Amamiya, 62, is a career central banker. He has been responsible for
drafting many of the bank's monetary policy measures, including the policies on
quantitative and quality easing and negative interest rates. Wakatabe, 52, is a
reflationist who has advocated bold monetary easing to overcome deflation. He
teaches economics at Waseda University in Tokyo.
-- Amamiya said BOJ officials "are discussing what exit options the BOJ has
and how they should be used" in preparation for the eventual unwinding of
large-scale monetary easing. He didn't elaborate further but said how the BOJ
should exit from easing will depend on economic and financial conditions at the
time. Wakatabe said that the BOJ must avoid a premature exit from easing, which
would send Japan back into deflation.
--Amamiya also said the BOJ is "well equipped with options" to reduce the
degree of easing without upsetting the markets or hurting the economy. The bank
will keep two points in mind: "One is how to shrink the expanded balance sheet
and the other one is how to normalize short-term interest rates."

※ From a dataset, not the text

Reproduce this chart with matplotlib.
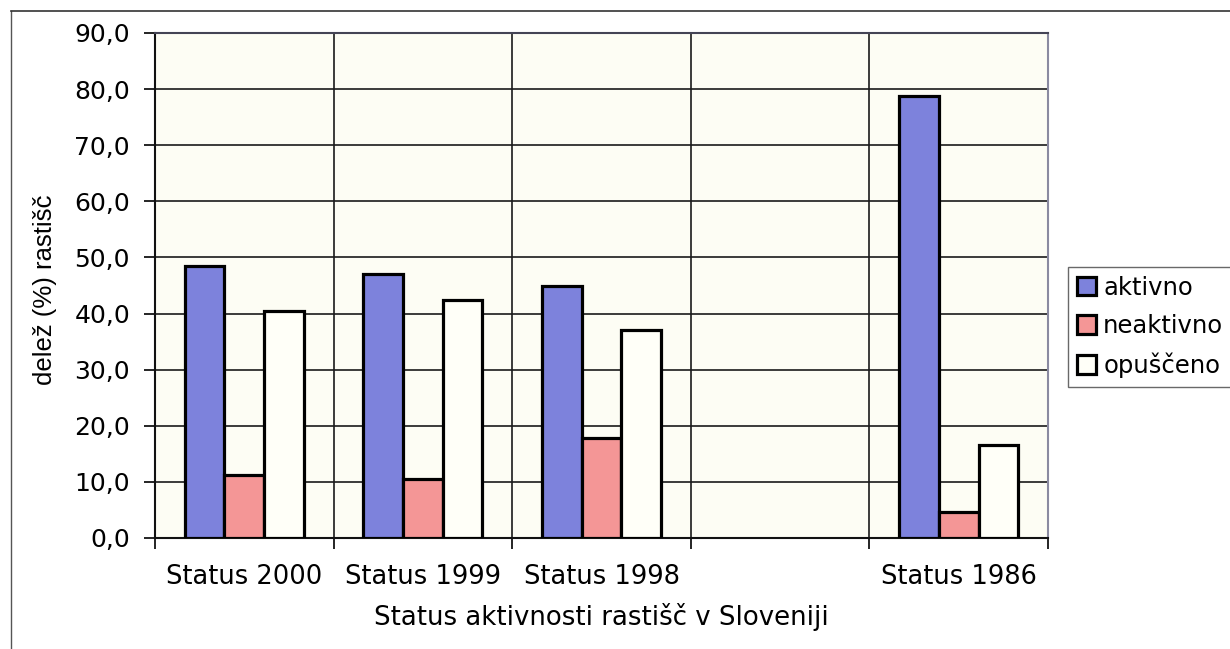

--Amamiya repeated the BOJ's mantra that achieving the 2% inflation target,
which the BOJ sees as a global standard, should help stabilize foreign exchange
and other financial markets "in the long run." (BOJ officials have explained
that targeting a lower inflation rate, like 1%, would trigger an unwanted rise
in the yen and run counter to Japan's bid to reflate the economy.)
-- Both Amamiya and Wakatabe stuck to the official line, saying the
benefits of aggressive easing are bigger than its costs. Amamiya said that the
negative interest rate policy, which was adopted in 2016, is squeezing profits
for lenders but it is not hurting the financial intermediation because banks
have enough capital. But he also said the negative impact of easing is
accumulating and thus that the BOJ will carefully watch the development.
Wakatabe argued the side-effects of the easy policy hasn't materialized.
--Wakatabe said he would like to assess whether the current easy policy is
enough to achieve the 2% price target and that he would propose to conduct
additional easing if necessary. He also said that there is no limit to
additional easing tools but declined to give details.